Why should we read books if what they tell about are things that didn’t happen?
What part of the house do you write in? How do your stories come to you? Did your family support you? How long are you going to keep writing? Did the things you write about really happen? Did you ever see a ghost? What’s your name?
When a boy, in his naivety, asked me if I dreamed of winning the Nobel Prize, I didn’t answer cynically. I simply told him, with respect for his innocence, that I dreamed the dreams that don’t rely on others to make them come true. But since it isn’t all about awards, one boy on his school playground said:
“Author! Could you tie my shoes?”
And yes, I tied his shoes.
Before or after, I’ll tell them why I like to read, why I write, and how these two actions—reading and writing—produce an unlimited alchemy in time. We can’t see the plant moving while it grows, but it grows.

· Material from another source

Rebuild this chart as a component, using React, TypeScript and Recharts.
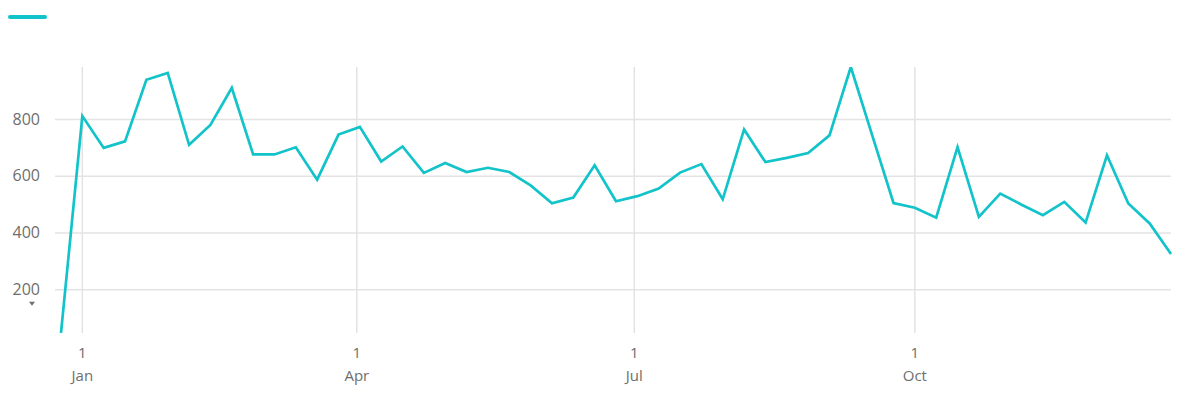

A piece of a strap—made into a sculpture—in the old train station in Alejo Ledesma, in the province of Córdoba. The fragment of a meteorite picked up in Campo del Cielo, on the border of the Gran Chaco and Santiago del Estero. A painting by Gabriel Jesús Díaz, a young painter from Uquía, in Jujuy, a town nestled in Quebrada de Humahuaca. Letters. A breakfast tray.
Inversely to my father, I finally became a traveling writer, and although I love to sleep in my own bed, I also like missing it. Too much placidity subverts inspiration.